When an anti-Reagan friend asked me back in those days why the president held so few press conferences, I answered, “He’s not good at them.” My friend was outraged, wrapping his opposition to Reagan’s press conference policy in a vague First Amendment cloak, adding something about the public’s “right to know.” “That’s code,” I explained. “You want your compatriots in the press corps to skewer the man, and his handlers aren’t letting you. That’s not a violation of the First Amendment.”

Indeed, Reagan did a great deal of communicating, he just did it in advantageous venues, as candidate Barack Obama did by eschewing specifics for sweeping cinematic allusions to hope and change.
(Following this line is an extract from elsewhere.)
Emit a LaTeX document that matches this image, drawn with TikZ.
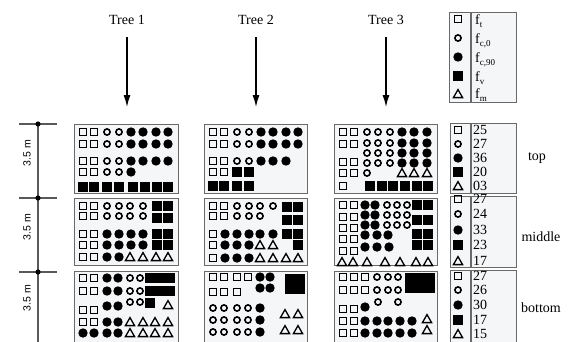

Despite all the talk about the alchemy skills of fabled handlers, Republicans and Democrats alike must appreciate that The Talent and The Optics only work when The Talent has a ripe platform that resonates in the current political environment. One cannot, after all, spin a public that doesn’t want to be spun. Nor will voters be moved by a messenger who has no message. Just as Reagan had the substantive foils of Jimmy Carter’s malaise, Ayatollah Khomeini, and Russians in Afghanistan, Mr. Obama had the very real foils of George W. Bush, Iraq and the implosion of America’s financial system.

Mr. Obama’s victory was surely aided by journalists who liked him personally, shared his politics and actively wanted to play a personal role in making history. While he won’t have the same gale force winds at his back throughout his entire presidency, Mr. Obama will, at the very least, be cut slack on the grounds that his political heart is in the right place, something his decisive victory would suggest many Americans believe as well.

For Republicans to re-emerge and bypass a hostile press, they will need more than The Talent, The Optics, Fox News, center-right online blogs and talk radio. They will need both messenger and message, genuine political foils and symbols that square with current priorities.

Media bias remains a huge obstacle, but Mike Deaver’s legacy is that past Republican tenants of the Oval Office are proof that this obstacle has been - and can be - overcome.

Eric Dezenhall is chief executive officer of Dezenhall Resources Ltd., a crisis management firm based in Washington D.C. He is the author of “Damage Control: Why Everything You Know About Crisis Management is Wrong.